Manchester United Sets Deadline for Rashford Transfer Ahead of Ireland Tour
Manchester United have drawn a line in the sand over Marcus Rashford’s future – and the clock is ticking.
According to The Sun, the club want a permanent transfer for the forward wrapped up before the squad boards a flight to Dublin on 8 August, a trip that comes straight after their friendly against Paris Saint-Germain in Gothenburg. That Irish leg of pre-season is being treated as a reset, a clean start. United do not want Rashford’s situation hanging over it.
Inside Old Trafford, 9 August has been ringed in red as the date when all World Cup players should, in theory, be back on club duty. Rashford’s involvement with England tightens the schedule even further. United effectively have a narrow, three-way juggling act: respect the player’s international focus, hit their own internal deadline, and secure a fee that fits a 28-year-old forward still operating at Champions League level.
Rashford, for his part, has not hidden from the issue. He has pushed for clarity, and he has done it on his terms.
“I was very clear with everyone involved before the World Cup, I wanted [a transfer] done before. If it’s not, I wanted it to wait until after. I want to be fully present in the moment. We’re fighting for something special,” he said on England duty, just before their World Cup clash with Mexico.
The message was blunt: no circus, no distractions, but no long goodbye either. His long-term future, he has indicated, lies away from Old Trafford.
Barcelona already had a chance to make that break permanent. They passed.
Rashford’s loan spell at Camp Nou was, by any measure, a success. Fourteen goals, a key role in helping the Catalan side retain La Liga, and a reminder that he can still bend big games to his will. Barcelona held an option to buy him for £26 million, a figure that now looks modest in the current market. The clause expired on 15 June. The Spanish champions chose a different path, committing £70m to Anthony Gordon instead.
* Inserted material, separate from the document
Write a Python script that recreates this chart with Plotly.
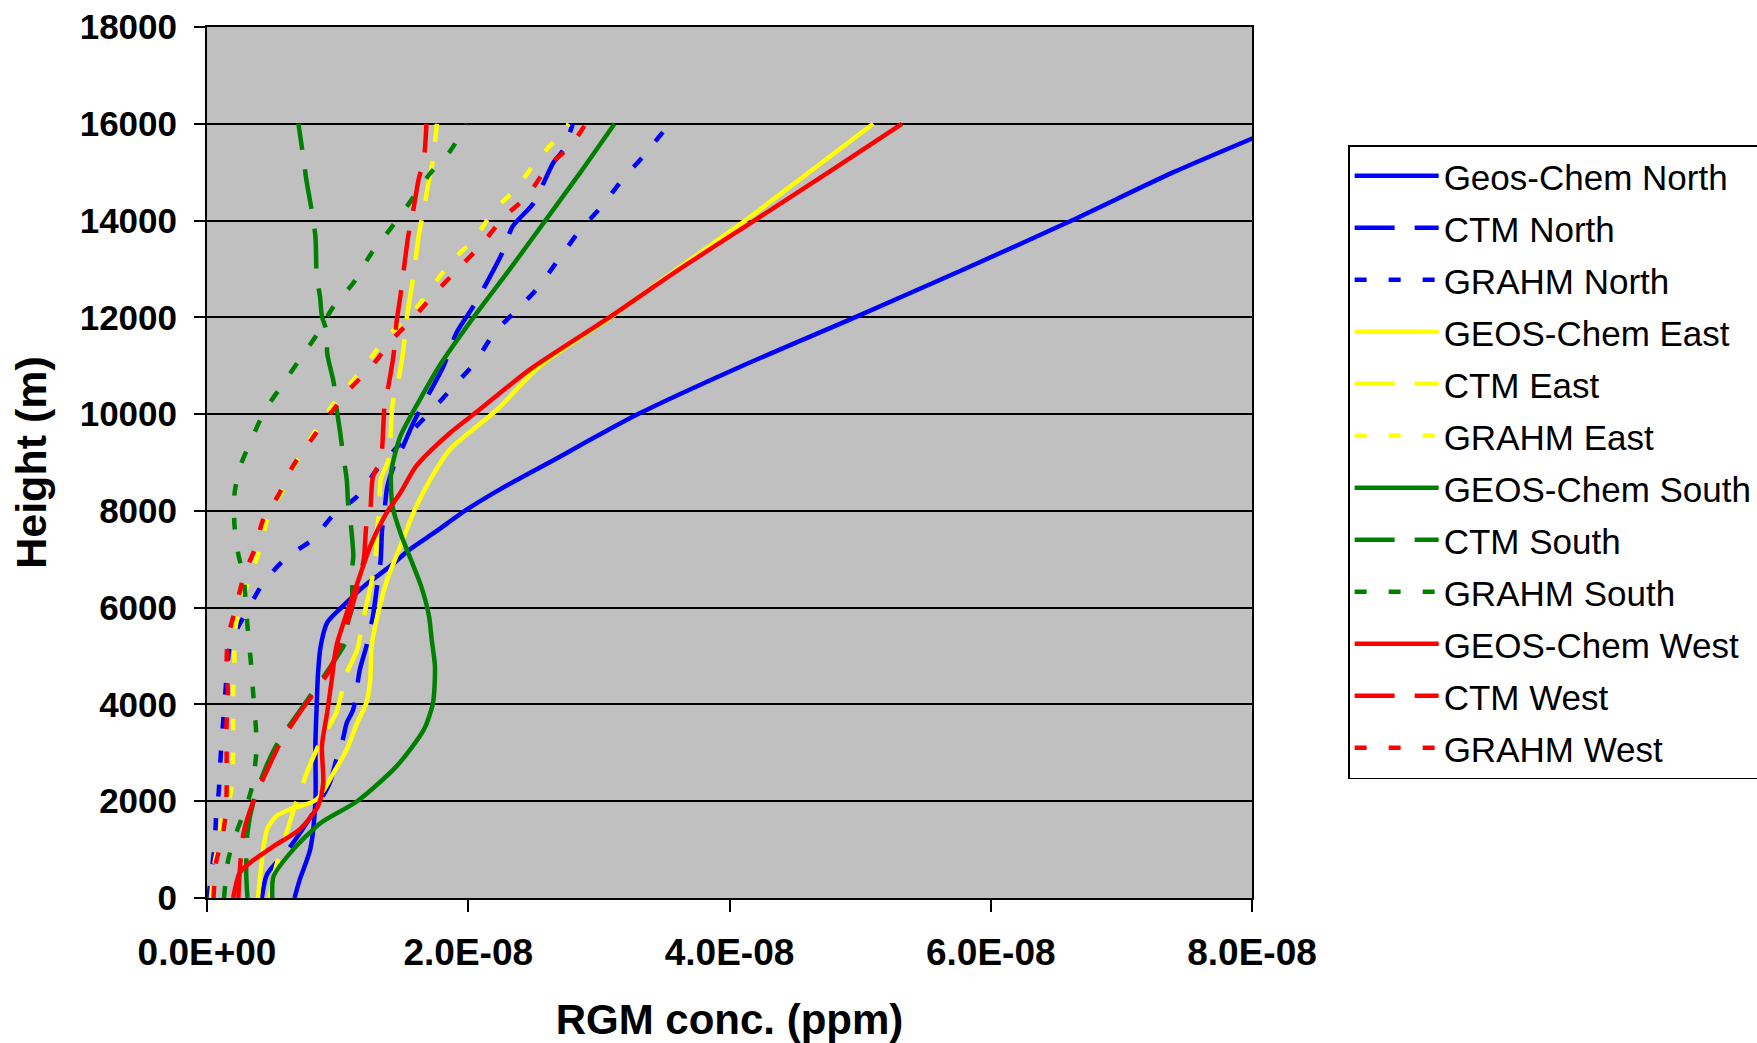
import plotly.graph_objects as go

# Concentrations are listed in units of 1e-8 ppm
UNIT = 1e-8

# ---------------- Geos-Chem ----------------
gc_north_h = [0, 380, 1000, 2000, 3200, 4000, 4650, 5200, 5690, 6030, 6440, 6850, 7200, 7550, 8030, 8440,
              9000, 10000, 11000, 12000, 13000, 14000, 15000, 16000]
gc_north_c = [0.67, 0.71, 0.79, 0.83, 0.83, 0.84, 0.85, 0.87, 0.92, 1.04, 1.20, 1.40, 1.55, 1.74, 1.99, 2.24,
              2.62, 3.30, 4.10, 4.96, 5.80, 6.62, 7.40, 8.27]

gc_east_h = [0, 520, 1000, 1420, 1690, 1830, 2035, 2590, 3070, 3620, 4030, 4510, 5200, 5890, 6580, 7270,
             7960, 8650, 9270, 10090, 11000, 12000, 13000, 14000, 15000, 16000]
gc_east_c = [0.39, 0.41, 0.43, 0.46, 0.53, 0.635, 0.84, 0.97, 1.07, 1.15, 1.22, 1.25, 1.26, 1.31, 1.38, 1.48,
             1.58, 1.71, 1.86, 2.22, 2.55, 3.09, 3.60, 4.12, 4.61, 5.10]

gc_south_h = [0, 450, 1000, 1550, 2000, 2720, 3480, 4030, 4790, 5340, 5820, 6440, 7000, 7550, 8100, 8790,
              9540, 10300, 11000, 12000, 13000, 14000, 15000, 16000]
gc_south_c = [0.50, 0.51, 0.66, 0.87, 1.15, 1.45, 1.66, 1.73, 1.745, 1.72, 1.70, 1.64, 1.56, 1.48, 1.42, 1.41,
              1.48, 1.63, 1.78, 2.04, 2.32, 2.59, 2.86, 3.12]

gc_west_h = [0, 520, 730, 1070, 1420, 1900, 2380, 3140, 3830, 4510, 5200, 5890, 6500, 7270, 7960, 8370,
             8920, 9610, 10100, 10920, 12000, 13000, 14000, 15000, 16000]
gc_west_c = [0.20, 0.25, 0.33, 0.51, 0.71, 0.85, 0.89, 0.88, 0.92, 0.955, 0.99, 1.07, 1.15, 1.25, 1.375, 1.48,
             1.60, 1.86, 2.09, 2.47, 3.08, 3.62, 4.19, 4.76, 5.32]

# ---------------- CTM ----------------
ctm_north_h = [0, 490, 1000, 1620, 2380, 2860, 3280, 3620, 3900, 4720, 5200, 5820, 6400, 7000, 7600, 8030,
               8500, 9000, 9330, 9820, 10230, 10990, 11680, 12230, 12610, 13330, 13880, 14360, 15190, 15470, 16000]
ctm_north_c = [0.42, 0.46, 0.62, 0.78, 0.94, 0.99, 1.04, 1.07, 1.12, 1.17, 1.22, 1.27, 1.30, 1.33, 1.34, 1.36,
               1.38, 1.44, 1.50, 1.58, 1.66, 1.81, 1.91, 2.04, 2.12, 2.26, 2.34, 2.50, 2.65, 2.73, 2.80]

ctm_east_h = [0, 660, 1350, 2035, 2760, 3070, 3480, 3830, 4650, 5130, 5820, 6400, 7000, 7550, 8030, 8650,
              9060, 10200, 10640, 11260, 12000, 12850, 13670, 14230, 14850, 15260, 16000]
ctm_east_c = [0.48, 0.53, 0.61, 0.69, 0.79, 0.84, 0.92, 0.99, 1.07, 1.15, 1.20, 1.25, 1.29, 1.30, 1.32, 1.33,
              1.39, 1.42, 1.46, 1.50, 1.53, 1.58, 1.62, 1.66, 1.70, 1.73, 1.76]

ctm_south_h = [0, 520, 1350, 2035, 2760, 3250, 3830, 4720, 5340, 5700, 6000, 6790, 7060, 7750, 8165, 8640,
               9200, 9610, 10160, 10650, 11260, 11680, 12020, 12430, 12850, 13670, 14230, 14850, 15260, 16000]
ctm_south_c = [0.31, 0.30, 0.31, 0.36, 0.46, 0.55, 0.70, 0.93, 1.07, 1.08, 1.11, 1.11, 1.12, 1.10, 1.08, 1.07,
               1.04, 1.02, 0.99, 0.97, 0.92, 0.92, 0.88, 0.865, 0.84, 0.83, 0.80, 0.76, 0.74, 0.70]

ctm_west_h = [0, 520, 1350, 2035, 2760, 3250, 3830, 4720, 5500, 6200, 7000, 7700, 8030, 8700, 9060, 10200,
              10600, 11260, 11880, 12430, 12850, 13670, 14230, 14850, 15260, 16000]
ctm_west_c = [0.24, 0.25, 0.28, 0.36, 0.48, 0.57, 0.71, 0.94, 1.05, 1.13, 1.20, 1.22, 1.25, 1.27, 1.33, 1.36,
              1.39, 1.43, 1.45, 1.48, 1.50, 1.54, 1.58, 1.62, 1.66, 1.68]

# ---------------- GRAHM ----------------
grahm_north_h = [0, 1150, 1730, 2200, 2700, 3170, 3690, 4240, 5270, 5710, 6100, 6550, 7060, 7410, 7890, 8300,
                 8850, 9540, 10160, 10580, 11060, 11680, 12120, 12570, 13190, 13780, 14290, 14880, 15330, 16000]
grahm_north_c = [0.01, 0.06, 0.07, 0.09, 0.10, 0.11, 0.125, 0.14, 0.18, 0.26, 0.34, 0.44, 0.62, 0.81, 0.96, 1.15,
                 1.30, 1.53, 1.75, 1.89, 2.05, 2.20, 2.36, 2.52, 2.69, 2.85, 3.02, 3.19, 3.34, 3.54]

grahm_east_h = [0, 760, 1150, 1700, 2150, 3000, 3650, 4200, 4820, 5400, 5900, 6720, 7240, 7820, 8370, 8890,
                9440, 10030, 10510, 10990, 11610, 12020, 12570, 13160, 13600, 14220, 14670, 15220, 15740, 16000]
grahm_east_c = [0.03, 0.06, 0.09, 0.12, 0.18, 0.20, 0.20, 0.20, 0.21, 0.21, 0.24, 0.34, 0.41, 0.46, 0.57, 0.66,
                0.78, 0.92, 1.06, 1.21, 1.38, 1.55, 1.71, 1.87, 2.04, 2.20, 2.37, 2.52, 2.69, 2.77]

grahm_south_h = [0, 750, 1170, 1680, 2240, 3100, 3690, 4180, 4750, 5320, 5930, 6650, 7100, 7720, 8340, 8890,
                 9470, 10060, 10580, 11090, 11640, 12230, 12710, 13330, 13850, 14290, 14980, 15430, 16000]
grahm_south_c = [0.13, 0.16, 0.20, 0.27, 0.34, 0.38, 0.37, 0.355, 0.34, 0.32, 0.30, 0.28, 0.24, 0.21, 0.21, 0.25,
                 0.34, 0.44, 0.57, 0.70, 0.84, 0.97, 1.12, 1.26, 1.41, 1.53, 1.71, 1.86, 1.99]

grahm_west_h = [0, 750, 1140, 1670, 2170, 3000, 3620, 4200, 4820, 5370, 5900, 6720, 7240, 7820, 8340, 8890,
                9440, 10030, 10510, 10990, 11570, 12020, 12570, 13050, 13500, 14090, 14500, 15120, 15530, 16000]
grahm_west_c = [0.05, 0.07, 0.11, 0.14, 0.15, 0.15, 0.15, 0.16, 0.15, 0.16, 0.21, 0.29, 0.37, 0.43, 0.55, 0.65,
                0.79, 0.95, 1.09, 1.26, 1.43, 1.59, 1.77, 1.94, 2.10, 2.28, 2.45, 2.61, 2.78, 2.90]

x_tick_vals = [0, 2e-8, 4e-8, 6e-8, 8e-8]
x_tick_text = ["0.0E+00", "2.0E-08", "4.0E-08", "6.0E-08", "8.0E-08"]
y_tick_vals = [0, 2000, 4000, 6000, 8000, 10000, 12000, 14000, 16000, 18000]

BLUE, YELLOW, GREEN, RED = "#0000FF", "#FFFF00", "#008000", "#FF0000"
SOLID, CTM_DASH, GRAHM_DASH = "solid", "40px,20px", "12px,22px"

series = [
    ("Geos-Chem North", gc_north_c, gc_north_h, BLUE, SOLID),
    ("CTM North", ctm_north_c, ctm_north_h, BLUE, CTM_DASH),
    ("GRAHM North", grahm_north_c, grahm_north_h, BLUE, GRAHM_DASH),
    ("GEOS-Chem East", gc_east_c, gc_east_h, YELLOW, SOLID),
    ("CTM East", ctm_east_c, ctm_east_h, YELLOW, CTM_DASH),
    ("GRAHM East", grahm_east_c, grahm_east_h, YELLOW, GRAHM_DASH),
    ("GEOS-Chem South", gc_south_c, gc_south_h, GREEN, SOLID),
    ("CTM South", ctm_south_c, ctm_south_h, GREEN, CTM_DASH),
    ("GRAHM South", grahm_south_c, grahm_south_h, GREEN, GRAHM_DASH),
    ("GEOS-Chem West", gc_west_c, gc_west_h, RED, SOLID),
    ("CTM West", ctm_west_c, ctm_west_h, RED, CTM_DASH),
    ("GRAHM West", grahm_west_c, grahm_west_h, RED, GRAHM_DASH),
]

FONT = "Liberation Sans, Arial, sans-serif"

fig = go.Figure()
for i, (name, conc, h, color, dash) in enumerate(series):
    fig.add_trace(go.Scatter(
        x=[c * UNIT for c in conc], y=h, mode="lines", name=name,
        legendgroup=f"g{i}",
        line=dict(color=color, width=4.5, dash=dash, shape="spline", smoothing=0.7),
    ))

fig.update_layout(
    width=1757, height=1043,
    margin=dict(l=207, r=505, t=27, b=145, autoexpand=False),
    paper_bgcolor="white", plot_bgcolor="#C0C0C0",
    font=dict(family=FONT, color="black"),
    legend=dict(
        x=1.092, y=0.8644, xanchor="left", yanchor="top",
        bgcolor="white", bordercolor="black", borderwidth=1.5,
        font=dict(family=FONT, size=35, color="black"),
        tracegroupgap=3.5, itemwidth=84,
    ),
    showlegend=True,
)
fig.update_xaxes(
    range=[0, 8e-8], tickvals=x_tick_vals, ticktext=x_tick_text,
    showgrid=False, zeroline=False, automargin=False,
    showline=True, linecolor="black", linewidth=2, mirror=True,
    ticks="outside", ticklen=12, tickwidth=2, tickcolor="black",
    tickfont=dict(family=FONT, size=37, color="black", weight="bold"),
    ticklabelstandoff=9,
    title=dict(text="<b>RGM conc. (ppm)</b>", font=dict(family=FONT, size=42, color="black"), standoff=32),
)
fig.update_yaxes(
    range=[0, 18000], tickvals=y_tick_vals, tickformat="d",
    showgrid=True, gridcolor="black", gridwidth=2, zeroline=False, automargin=False,
    showline=True, linecolor="black", linewidth=2, mirror=True,
    ticks="outside", ticklen=11, tickwidth=2, tickcolor="black",
    tickfont=dict(family=FONT, size=35, color="black", weight="bold"),
    ticklabelstandoff=10,
    title=dict(text="<b>Height (m)</b>", font=dict(family=FONT, size=43, color="black"), standoff=20),
)

fig.write_html("out.html")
That decision has left Rashford back in the shop window – but with a say in where he goes next. Tottenham have been linked and would welcome his pedigree and versatility, yet the forward is understood to be holding out for a club with Champions League football on offer. His form in Spain earned him a recall to the England setup and underlined that he belongs at the sharp end of European competition. He does not see this as a step down phase of his career.
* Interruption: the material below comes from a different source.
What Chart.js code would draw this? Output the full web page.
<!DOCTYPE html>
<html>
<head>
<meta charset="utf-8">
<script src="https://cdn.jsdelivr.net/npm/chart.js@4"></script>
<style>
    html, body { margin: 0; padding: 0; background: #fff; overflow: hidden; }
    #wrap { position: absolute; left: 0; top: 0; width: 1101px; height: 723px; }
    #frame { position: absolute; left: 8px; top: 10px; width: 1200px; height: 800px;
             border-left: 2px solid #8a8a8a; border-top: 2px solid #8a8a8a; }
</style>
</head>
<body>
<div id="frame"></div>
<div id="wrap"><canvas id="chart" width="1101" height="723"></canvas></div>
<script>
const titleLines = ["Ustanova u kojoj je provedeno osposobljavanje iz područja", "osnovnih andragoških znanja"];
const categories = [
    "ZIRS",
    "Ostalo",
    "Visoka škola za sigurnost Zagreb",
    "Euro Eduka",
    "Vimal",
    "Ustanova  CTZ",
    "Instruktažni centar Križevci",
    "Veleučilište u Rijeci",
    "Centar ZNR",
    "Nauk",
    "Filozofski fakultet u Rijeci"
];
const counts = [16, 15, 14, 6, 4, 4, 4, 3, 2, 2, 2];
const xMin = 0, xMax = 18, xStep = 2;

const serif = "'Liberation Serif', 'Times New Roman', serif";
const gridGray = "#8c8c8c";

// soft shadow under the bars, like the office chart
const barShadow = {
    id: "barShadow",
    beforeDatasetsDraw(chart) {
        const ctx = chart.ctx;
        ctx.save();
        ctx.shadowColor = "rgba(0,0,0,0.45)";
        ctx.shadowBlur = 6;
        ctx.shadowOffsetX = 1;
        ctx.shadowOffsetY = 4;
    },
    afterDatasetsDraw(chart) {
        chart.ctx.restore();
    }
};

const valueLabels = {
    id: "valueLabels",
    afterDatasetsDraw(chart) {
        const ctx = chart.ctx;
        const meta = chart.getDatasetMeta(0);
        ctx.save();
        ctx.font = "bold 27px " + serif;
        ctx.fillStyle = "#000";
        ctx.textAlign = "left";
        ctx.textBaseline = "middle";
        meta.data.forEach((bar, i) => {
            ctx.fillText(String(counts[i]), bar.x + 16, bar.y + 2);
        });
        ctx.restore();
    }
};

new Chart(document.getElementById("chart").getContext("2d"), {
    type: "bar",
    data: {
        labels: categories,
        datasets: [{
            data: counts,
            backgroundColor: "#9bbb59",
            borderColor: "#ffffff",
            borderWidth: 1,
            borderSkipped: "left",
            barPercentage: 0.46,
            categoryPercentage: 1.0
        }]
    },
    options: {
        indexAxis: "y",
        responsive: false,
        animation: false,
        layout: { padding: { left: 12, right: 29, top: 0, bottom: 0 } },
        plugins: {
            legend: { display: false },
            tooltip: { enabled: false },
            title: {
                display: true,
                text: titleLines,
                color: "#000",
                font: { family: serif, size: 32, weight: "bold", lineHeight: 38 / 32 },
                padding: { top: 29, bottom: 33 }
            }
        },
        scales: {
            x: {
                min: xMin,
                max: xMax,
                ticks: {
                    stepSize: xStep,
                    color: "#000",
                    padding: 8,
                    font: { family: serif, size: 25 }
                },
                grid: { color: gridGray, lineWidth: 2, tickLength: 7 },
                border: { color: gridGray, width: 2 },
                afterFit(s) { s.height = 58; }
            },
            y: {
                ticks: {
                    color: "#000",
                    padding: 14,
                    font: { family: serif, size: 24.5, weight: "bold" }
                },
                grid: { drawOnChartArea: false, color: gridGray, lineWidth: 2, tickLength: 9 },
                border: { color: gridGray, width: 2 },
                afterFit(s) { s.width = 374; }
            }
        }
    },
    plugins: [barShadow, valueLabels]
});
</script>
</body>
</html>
United, meanwhile, have shifted their stance. The era of temporary fixes is over for Rashford.
The club, having already allowed Andre Onana to join Trabzonspor on loan for the 2026-27 season, want this one done as a sale. No more bridging arrangements, no more year-long extensions of uncertainty. Executives at Old Trafford are focused on generating hard cash from departures, mirroring the approach that saw Rasmus Hojlund move to Napoli for £38m.
That policy has consequences. A permanent Rashford exit would not just be a financial decision; it would be a statement about how ruthlessly United are willing to reshape a squad once built around academy products and emotional ties.
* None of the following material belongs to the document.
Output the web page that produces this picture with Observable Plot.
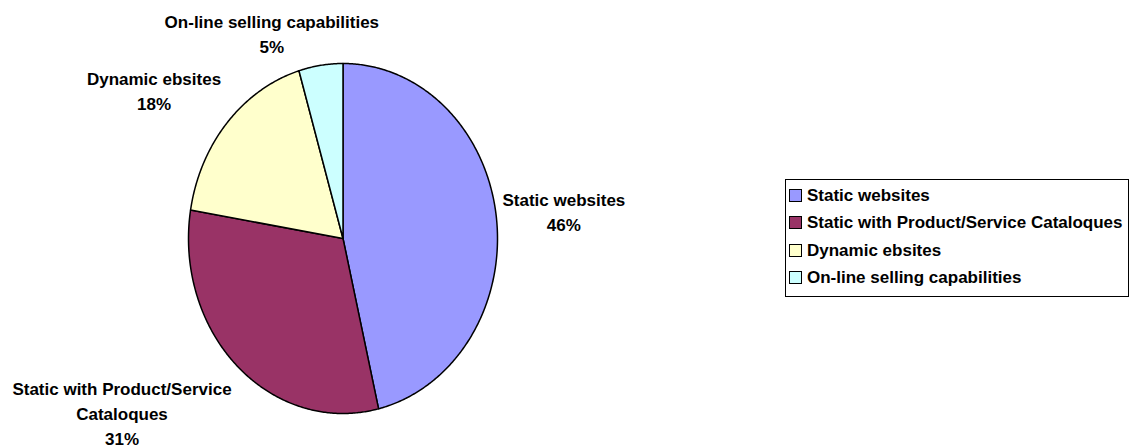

Work has already started on what comes next.
United are mapping out life after Rashford, and West Ham winger Crysencio Summerville is among the names under consideration as a replacement. He is one of several options being tracked as the club look to refresh their wide areas and inject new energy into the attack.
So the timeline is set. Rashford wants clarity. United want closure before Dublin. Interested clubs know the price of waiting: a shrinking window, a restless player, and a selling club that, for once, seems determined to draw a firm line.
If this is the end of Rashford’s United story, it will not drift into September. It will be decided in the heat of a World Cup summer, before a plane lifts off for Ireland and a new chapter begins without him.